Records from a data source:
#####
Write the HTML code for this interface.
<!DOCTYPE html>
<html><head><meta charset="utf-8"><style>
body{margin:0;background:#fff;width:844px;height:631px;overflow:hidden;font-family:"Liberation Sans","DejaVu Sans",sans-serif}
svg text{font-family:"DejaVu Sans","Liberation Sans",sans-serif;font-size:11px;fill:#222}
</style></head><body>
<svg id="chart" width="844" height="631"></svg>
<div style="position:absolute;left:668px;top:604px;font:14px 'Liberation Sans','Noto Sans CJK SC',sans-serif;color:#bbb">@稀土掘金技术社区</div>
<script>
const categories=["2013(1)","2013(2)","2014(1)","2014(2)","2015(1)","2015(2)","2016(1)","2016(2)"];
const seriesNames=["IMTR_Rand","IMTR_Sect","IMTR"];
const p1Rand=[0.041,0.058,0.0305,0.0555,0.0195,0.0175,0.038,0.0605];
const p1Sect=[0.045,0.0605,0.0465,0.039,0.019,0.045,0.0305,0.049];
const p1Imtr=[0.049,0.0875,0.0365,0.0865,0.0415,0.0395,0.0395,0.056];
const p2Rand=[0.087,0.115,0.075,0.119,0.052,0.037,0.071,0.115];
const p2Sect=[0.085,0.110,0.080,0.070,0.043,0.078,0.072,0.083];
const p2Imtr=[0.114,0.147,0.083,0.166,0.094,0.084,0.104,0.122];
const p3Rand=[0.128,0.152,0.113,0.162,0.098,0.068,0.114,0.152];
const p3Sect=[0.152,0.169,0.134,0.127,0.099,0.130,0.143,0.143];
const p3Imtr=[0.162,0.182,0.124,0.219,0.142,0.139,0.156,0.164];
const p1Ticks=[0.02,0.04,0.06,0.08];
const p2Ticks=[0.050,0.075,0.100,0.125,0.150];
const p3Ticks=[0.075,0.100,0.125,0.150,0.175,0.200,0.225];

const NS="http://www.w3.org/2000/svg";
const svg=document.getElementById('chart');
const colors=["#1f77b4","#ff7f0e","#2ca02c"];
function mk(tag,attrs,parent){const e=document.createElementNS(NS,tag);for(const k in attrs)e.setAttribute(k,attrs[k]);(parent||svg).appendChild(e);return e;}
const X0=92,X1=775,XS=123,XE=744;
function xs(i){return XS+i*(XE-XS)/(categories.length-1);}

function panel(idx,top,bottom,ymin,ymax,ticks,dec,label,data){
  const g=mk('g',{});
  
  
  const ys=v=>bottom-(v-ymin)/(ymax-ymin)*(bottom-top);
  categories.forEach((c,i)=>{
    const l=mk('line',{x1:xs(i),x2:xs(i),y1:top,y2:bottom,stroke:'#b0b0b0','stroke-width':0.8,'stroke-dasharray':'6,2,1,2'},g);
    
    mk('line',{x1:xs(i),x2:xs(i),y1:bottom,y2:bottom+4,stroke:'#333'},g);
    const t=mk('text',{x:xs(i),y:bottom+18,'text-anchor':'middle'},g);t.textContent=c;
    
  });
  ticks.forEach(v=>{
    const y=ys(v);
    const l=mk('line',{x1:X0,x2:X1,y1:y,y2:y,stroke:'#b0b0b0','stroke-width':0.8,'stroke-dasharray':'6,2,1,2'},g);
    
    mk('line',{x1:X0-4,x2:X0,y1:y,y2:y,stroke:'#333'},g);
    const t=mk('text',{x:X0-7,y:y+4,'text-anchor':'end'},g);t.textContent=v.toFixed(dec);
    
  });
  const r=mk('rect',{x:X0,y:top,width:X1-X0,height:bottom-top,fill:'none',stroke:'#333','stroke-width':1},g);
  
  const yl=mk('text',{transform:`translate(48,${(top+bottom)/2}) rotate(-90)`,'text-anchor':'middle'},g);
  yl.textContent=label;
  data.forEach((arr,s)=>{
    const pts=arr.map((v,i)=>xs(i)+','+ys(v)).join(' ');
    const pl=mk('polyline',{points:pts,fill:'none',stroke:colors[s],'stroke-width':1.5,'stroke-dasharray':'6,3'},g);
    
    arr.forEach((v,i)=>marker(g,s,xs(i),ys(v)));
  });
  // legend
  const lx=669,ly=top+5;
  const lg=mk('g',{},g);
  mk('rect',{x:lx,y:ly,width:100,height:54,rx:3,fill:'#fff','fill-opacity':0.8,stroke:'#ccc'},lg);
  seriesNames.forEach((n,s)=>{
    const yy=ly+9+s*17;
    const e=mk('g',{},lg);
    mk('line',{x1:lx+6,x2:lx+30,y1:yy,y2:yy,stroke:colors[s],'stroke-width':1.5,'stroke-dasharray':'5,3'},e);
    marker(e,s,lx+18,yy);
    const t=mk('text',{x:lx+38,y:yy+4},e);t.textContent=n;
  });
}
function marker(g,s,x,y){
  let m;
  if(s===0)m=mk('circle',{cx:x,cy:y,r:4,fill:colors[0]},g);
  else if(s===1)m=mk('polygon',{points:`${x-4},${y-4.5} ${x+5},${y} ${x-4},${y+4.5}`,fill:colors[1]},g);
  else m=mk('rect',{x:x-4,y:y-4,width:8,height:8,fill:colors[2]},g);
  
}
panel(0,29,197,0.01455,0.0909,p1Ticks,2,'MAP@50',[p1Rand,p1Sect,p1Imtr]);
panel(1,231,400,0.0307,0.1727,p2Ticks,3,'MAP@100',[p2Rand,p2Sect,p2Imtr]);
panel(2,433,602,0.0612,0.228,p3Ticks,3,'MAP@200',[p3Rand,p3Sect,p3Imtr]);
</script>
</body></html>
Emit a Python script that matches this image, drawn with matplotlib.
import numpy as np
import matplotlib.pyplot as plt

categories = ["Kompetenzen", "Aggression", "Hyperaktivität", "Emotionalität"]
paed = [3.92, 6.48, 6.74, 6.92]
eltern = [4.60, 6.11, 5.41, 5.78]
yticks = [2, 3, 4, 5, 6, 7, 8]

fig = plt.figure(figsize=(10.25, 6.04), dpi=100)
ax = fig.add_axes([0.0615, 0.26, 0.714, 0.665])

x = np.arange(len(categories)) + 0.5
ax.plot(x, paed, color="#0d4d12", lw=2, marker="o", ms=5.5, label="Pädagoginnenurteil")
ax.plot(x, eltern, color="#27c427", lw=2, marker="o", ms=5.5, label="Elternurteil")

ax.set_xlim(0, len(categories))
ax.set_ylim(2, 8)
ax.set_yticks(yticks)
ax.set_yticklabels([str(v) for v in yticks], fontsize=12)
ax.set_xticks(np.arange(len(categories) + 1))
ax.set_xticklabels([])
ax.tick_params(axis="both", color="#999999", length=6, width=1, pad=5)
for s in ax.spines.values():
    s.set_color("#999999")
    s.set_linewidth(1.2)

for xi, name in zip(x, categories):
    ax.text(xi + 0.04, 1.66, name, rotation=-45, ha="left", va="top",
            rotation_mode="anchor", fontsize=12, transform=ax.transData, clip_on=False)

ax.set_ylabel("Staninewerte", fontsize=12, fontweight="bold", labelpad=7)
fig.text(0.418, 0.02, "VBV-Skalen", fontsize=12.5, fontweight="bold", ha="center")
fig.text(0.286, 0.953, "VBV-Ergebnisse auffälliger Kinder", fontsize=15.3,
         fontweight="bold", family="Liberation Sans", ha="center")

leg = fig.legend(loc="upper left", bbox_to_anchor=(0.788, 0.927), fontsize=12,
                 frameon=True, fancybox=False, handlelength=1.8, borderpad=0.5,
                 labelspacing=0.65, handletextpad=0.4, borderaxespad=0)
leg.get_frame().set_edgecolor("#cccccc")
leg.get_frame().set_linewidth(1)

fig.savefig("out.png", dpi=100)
#####
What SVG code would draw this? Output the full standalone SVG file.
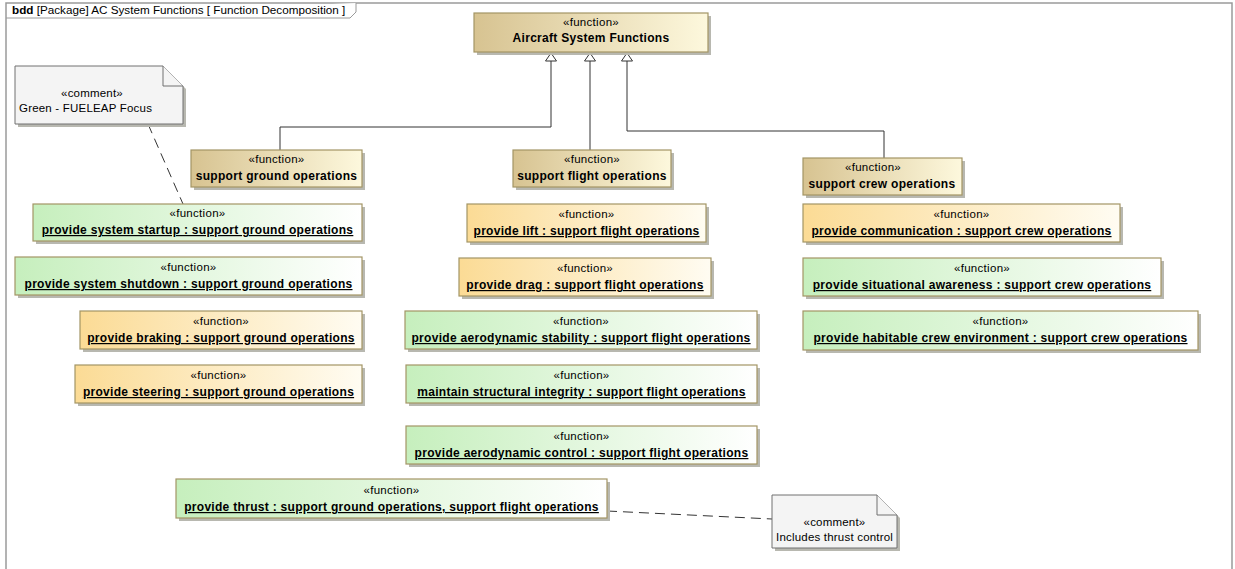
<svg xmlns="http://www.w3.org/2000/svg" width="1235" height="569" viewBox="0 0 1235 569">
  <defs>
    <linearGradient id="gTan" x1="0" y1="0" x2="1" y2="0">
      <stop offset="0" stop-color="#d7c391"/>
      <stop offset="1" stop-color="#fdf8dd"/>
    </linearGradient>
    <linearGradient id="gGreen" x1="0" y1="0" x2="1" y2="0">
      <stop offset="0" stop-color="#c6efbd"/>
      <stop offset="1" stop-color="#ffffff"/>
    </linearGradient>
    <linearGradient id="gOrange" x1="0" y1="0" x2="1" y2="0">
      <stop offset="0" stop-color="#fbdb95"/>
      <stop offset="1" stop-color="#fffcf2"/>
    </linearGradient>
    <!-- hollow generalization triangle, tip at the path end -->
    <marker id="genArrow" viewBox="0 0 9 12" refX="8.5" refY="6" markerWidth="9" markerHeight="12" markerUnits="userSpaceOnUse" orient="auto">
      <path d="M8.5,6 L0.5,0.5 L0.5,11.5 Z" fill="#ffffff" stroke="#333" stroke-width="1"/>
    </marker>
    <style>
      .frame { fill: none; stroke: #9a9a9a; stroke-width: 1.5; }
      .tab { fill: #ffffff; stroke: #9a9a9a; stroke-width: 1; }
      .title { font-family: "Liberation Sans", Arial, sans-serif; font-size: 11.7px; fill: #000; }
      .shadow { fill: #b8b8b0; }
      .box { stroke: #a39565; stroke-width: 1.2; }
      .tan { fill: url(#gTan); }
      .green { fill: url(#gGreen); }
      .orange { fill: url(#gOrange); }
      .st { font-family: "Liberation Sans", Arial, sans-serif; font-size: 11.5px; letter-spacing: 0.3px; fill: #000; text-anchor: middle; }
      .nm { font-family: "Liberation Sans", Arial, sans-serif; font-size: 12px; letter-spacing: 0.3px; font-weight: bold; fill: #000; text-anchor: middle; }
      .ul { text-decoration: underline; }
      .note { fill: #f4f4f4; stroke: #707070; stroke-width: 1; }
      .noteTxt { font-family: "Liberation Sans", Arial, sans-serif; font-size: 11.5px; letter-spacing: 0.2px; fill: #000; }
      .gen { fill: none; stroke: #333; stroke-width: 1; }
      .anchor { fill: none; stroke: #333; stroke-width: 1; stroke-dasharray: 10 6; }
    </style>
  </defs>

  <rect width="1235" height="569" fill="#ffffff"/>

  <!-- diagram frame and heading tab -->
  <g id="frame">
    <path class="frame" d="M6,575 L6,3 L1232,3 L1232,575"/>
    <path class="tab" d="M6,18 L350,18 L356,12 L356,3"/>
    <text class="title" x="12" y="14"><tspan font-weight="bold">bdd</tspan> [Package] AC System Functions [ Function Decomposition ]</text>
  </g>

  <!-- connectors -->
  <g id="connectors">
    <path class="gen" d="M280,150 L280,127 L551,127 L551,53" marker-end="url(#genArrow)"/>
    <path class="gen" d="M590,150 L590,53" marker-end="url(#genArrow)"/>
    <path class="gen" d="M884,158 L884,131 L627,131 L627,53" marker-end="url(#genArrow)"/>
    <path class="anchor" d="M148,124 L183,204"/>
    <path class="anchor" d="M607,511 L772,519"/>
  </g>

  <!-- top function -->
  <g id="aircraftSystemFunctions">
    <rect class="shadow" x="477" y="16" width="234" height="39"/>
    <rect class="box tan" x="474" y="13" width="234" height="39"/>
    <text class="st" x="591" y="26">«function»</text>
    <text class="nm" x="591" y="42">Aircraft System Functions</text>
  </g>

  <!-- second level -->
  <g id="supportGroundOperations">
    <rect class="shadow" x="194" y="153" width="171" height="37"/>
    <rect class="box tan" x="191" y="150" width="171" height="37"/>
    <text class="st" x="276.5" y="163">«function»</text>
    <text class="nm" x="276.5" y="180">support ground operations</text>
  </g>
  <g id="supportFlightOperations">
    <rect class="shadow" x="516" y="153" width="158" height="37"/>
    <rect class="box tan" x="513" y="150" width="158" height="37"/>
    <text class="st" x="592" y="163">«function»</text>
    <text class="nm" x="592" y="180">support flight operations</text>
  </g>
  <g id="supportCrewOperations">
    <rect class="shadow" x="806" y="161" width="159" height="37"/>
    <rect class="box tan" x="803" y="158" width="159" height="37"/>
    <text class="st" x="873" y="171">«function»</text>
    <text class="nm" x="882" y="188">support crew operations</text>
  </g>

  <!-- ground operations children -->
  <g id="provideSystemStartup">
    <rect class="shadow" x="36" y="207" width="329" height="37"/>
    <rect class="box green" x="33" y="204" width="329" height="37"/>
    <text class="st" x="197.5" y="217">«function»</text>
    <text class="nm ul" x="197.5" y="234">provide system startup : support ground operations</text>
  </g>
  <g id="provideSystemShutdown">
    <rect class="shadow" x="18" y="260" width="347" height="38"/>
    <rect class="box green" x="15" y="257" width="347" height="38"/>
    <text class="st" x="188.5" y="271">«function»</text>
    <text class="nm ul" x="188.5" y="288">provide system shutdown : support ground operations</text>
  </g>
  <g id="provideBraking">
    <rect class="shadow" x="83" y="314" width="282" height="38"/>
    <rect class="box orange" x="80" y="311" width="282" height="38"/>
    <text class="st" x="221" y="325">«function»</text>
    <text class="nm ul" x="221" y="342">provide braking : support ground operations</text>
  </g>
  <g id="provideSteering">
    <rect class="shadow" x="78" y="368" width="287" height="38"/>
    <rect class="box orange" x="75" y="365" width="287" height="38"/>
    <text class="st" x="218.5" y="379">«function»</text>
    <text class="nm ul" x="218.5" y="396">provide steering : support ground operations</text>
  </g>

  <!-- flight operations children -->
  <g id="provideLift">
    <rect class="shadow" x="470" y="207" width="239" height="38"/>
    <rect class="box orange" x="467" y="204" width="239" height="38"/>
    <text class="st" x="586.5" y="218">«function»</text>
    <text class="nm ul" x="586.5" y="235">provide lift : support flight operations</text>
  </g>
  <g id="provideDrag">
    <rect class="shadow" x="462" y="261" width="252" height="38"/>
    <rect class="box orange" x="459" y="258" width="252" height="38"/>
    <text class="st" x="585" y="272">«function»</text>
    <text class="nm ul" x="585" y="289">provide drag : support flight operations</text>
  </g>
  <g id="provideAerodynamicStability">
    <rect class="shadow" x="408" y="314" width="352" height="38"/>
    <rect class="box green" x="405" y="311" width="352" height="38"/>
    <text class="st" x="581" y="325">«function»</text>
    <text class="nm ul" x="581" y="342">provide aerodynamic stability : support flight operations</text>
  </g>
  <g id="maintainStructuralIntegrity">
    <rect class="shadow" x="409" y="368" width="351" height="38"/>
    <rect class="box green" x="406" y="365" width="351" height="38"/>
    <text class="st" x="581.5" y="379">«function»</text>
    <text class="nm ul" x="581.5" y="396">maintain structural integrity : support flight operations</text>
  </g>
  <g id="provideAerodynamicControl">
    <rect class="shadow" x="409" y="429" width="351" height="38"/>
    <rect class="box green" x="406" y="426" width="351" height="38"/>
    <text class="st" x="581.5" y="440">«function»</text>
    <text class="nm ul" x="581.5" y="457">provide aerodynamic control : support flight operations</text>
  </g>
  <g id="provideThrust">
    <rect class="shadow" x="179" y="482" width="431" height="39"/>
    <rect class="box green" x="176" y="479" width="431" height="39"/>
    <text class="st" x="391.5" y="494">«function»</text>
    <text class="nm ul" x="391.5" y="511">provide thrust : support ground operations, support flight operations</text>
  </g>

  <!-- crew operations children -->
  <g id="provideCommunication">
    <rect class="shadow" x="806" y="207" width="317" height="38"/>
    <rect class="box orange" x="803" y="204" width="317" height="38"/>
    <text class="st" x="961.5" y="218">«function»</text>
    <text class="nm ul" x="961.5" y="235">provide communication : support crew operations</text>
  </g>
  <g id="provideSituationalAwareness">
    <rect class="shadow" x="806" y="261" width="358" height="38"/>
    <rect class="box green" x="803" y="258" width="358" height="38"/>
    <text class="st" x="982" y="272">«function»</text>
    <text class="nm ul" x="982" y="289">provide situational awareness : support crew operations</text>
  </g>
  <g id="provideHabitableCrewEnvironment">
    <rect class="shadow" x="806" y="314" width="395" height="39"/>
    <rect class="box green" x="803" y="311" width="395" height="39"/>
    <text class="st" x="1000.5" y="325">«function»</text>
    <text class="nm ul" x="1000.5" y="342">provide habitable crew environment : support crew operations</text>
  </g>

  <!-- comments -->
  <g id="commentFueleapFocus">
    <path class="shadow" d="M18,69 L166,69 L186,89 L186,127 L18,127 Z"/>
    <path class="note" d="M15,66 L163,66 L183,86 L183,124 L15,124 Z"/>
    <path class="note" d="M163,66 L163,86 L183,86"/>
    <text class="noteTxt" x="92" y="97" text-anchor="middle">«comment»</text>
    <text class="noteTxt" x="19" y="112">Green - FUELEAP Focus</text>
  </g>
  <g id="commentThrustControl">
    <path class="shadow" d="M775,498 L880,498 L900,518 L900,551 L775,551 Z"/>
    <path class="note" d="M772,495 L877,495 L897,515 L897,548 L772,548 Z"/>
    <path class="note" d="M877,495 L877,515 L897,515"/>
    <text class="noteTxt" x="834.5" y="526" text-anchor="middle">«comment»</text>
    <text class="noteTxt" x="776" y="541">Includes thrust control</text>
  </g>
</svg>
#####
> [Problem requirements]: Starting at the line that contains "Emit a Python" and ending at the line that contains "yticks = [2, 3, 4, 5, 6, 7, 8]", retype each line exactly; omit everything outside that range.

> [Correct answer]:
Emit a Python script that matches this image, drawn with matplotlib.
import numpy as np
import matplotlib.pyplot as plt

categories = ["Kompetenzen", "Aggression", "Hyperaktivität", "Emotionalität"]
paed = [3.92, 6.48, 6.74, 6.92]
eltern = [4.60, 6.11, 5.41, 5.78]
yticks = [2, 3, 4, 5, 6, 7, 8]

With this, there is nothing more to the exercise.